Can you use that makefile to build the whole of wasi-sdk rather than roll you own script?

1.9gb seems very big. Did you run strip on the binaries? Can you see where the usage is coming from? What does du -sm /tmp/llvm/* say?

bathtub-01 commented 2 years ago

You can just use, or crib from the Makefile to wasi-sdk itself if you want to match more precisely what we do. For example here is the install command we use:

https://github.com/WebAssembly/wasi-sdk/blob/77ba98a998cb9f2a63ab3a5f94bbabd069f65ff0/Makefile#L70

Can you use that makefile to build the whole of wasi-sdk rather than roll you own script?

1.9gb seems very big. Did you run strip on the binaries? Can you see where the usage is coming from? What does du -sm /tmp/llvm/* say?
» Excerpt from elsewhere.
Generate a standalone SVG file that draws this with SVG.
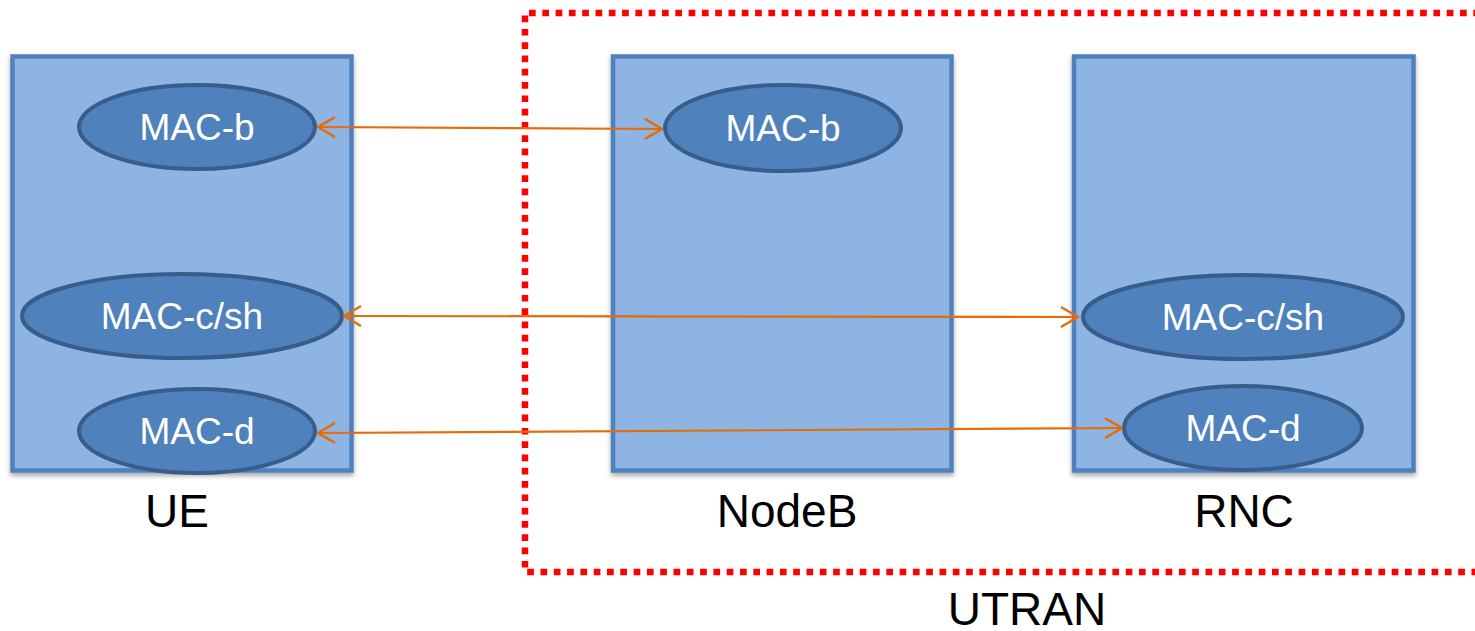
<svg xmlns="http://www.w3.org/2000/svg" width="1475" height="631" viewBox="0 0 1475 631">
  <defs>
    <style>
      .box { fill: #8eb4e3; stroke: #4f81bd; stroke-width: 4.5; }
      .layer { fill: #4f81bd; stroke: #385d8a; stroke-width: 4; }
      .layer-text { font-family: "Liberation Sans", Arial, sans-serif; font-size: 37px; fill: #ffffff; text-anchor: middle; }
      .caption { font-family: "Liberation Sans", Arial, sans-serif; font-size: 46px; fill: #000000; text-anchor: middle; }
      .link { fill: none; stroke: #e46c0a; stroke-width: 2.2; marker-start: url(#arrow); marker-end: url(#arrow); }
      .domain { fill: none; stroke: #ff0000; stroke-width: 6.5; stroke-dasharray: 6.7 6.6; }
    </style>
    <filter id="shadow" x="-5%" y="-5%" width="110%" height="110%">
      <feGaussianBlur in="SourceAlpha" stdDeviation="2.5"/>
      <feOffset dx="0" dy="3" result="blur"/>
      <feComponentTransfer><feFuncA type="linear" slope="0.35"/></feComponentTransfer>
      <feMerge><feMergeNode/><feMergeNode in="SourceGraphic"/></feMerge>
    </filter>
    <marker id="arrow" markerUnits="userSpaceOnUse" viewBox="0 0 20 24" refX="19" refY="12" markerWidth="20" markerHeight="24" orient="auto-start-reverse">
      <path d="M2,2 L19,12 L2,22" fill="none" stroke="#e46c0a" stroke-width="2.4"/>
    </marker>
  </defs>

  <!-- UTRAN boundary (open on the right edge) -->
  <g id="utran">
    <path class="domain" d="M1480,13 H525 V572 H1480"/>
    <text class="caption" x="1027" y="625">UTRAN</text>
  </g>

  <!-- UE -->
  <g id="ue">
    <rect class="box" x="12.5" y="56.5" width="339" height="414" filter="url(#shadow)"/>
    <text class="caption" x="177" y="527">UE</text>
  </g>
  <g id="ue-mac-b">
    <ellipse class="layer" cx="197" cy="127" rx="118" ry="42"/>
    <text class="layer-text" x="197" y="140">MAC-b</text>
  </g>
  <g id="ue-mac-csh">
    <ellipse class="layer" cx="182" cy="316" rx="160" ry="42"/>
    <text class="layer-text" x="182" y="329">MAC-c/sh</text>
  </g>
  <g id="ue-mac-d">
    <ellipse class="layer" cx="197" cy="431" rx="118" ry="42"/>
    <text class="layer-text" x="197" y="444">MAC-d</text>
  </g>

  <!-- NodeB -->
  <g id="nodeb">
    <rect class="box" x="613" y="56.5" width="338.5" height="414" filter="url(#shadow)"/>
    <text class="caption" x="787" y="527">NodeB</text>
  </g>
  <g id="nodeb-mac-b">
    <ellipse class="layer" cx="783" cy="128" rx="118" ry="43"/>
    <text class="layer-text" x="783" y="141">MAC-b</text>
  </g>

  <!-- RNC -->
  <g id="rnc">
    <rect class="box" x="1074" y="56.5" width="339.5" height="414" filter="url(#shadow)"/>
    <text class="caption" x="1244" y="527">RNC</text>
  </g>
  <g id="rnc-mac-csh">
    <ellipse class="layer" cx="1243" cy="317" rx="160" ry="42"/>
    <text class="layer-text" x="1243" y="330">MAC-c/sh</text>
  </g>
  <g id="rnc-mac-d">
    <ellipse class="layer" cx="1243" cy="428" rx="119" ry="42"/>
    <text class="layer-text" x="1243" y="441">MAC-d</text>
  </g>

  <!-- peer-to-peer links -->
  <g id="connectors">
    <line class="link" x1="318" y1="127" x2="662" y2="129"/>
    <line class="link" x1="344" y1="316" x2="1078" y2="317"/>
    <line class="link" x1="318" y1="433" x2="1122" y2="428"/>
  </g>
</svg>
Oh thanks, the Makefile is a good reference. I changed the https://github.com/WebAssembly/wasi-sdk/blob/77ba98a998cb9f2a63ab3a5f94bbabd069f65ff0/Makefile#L5 to my previous llvm-project directory and it works. stripcommand does reduce the size of the binaries. I also notice that I can run make strip after installation. This is a convenient batch operation script. I think, next I only need to analyse the Makefile to understand your approach. Thank you for your help!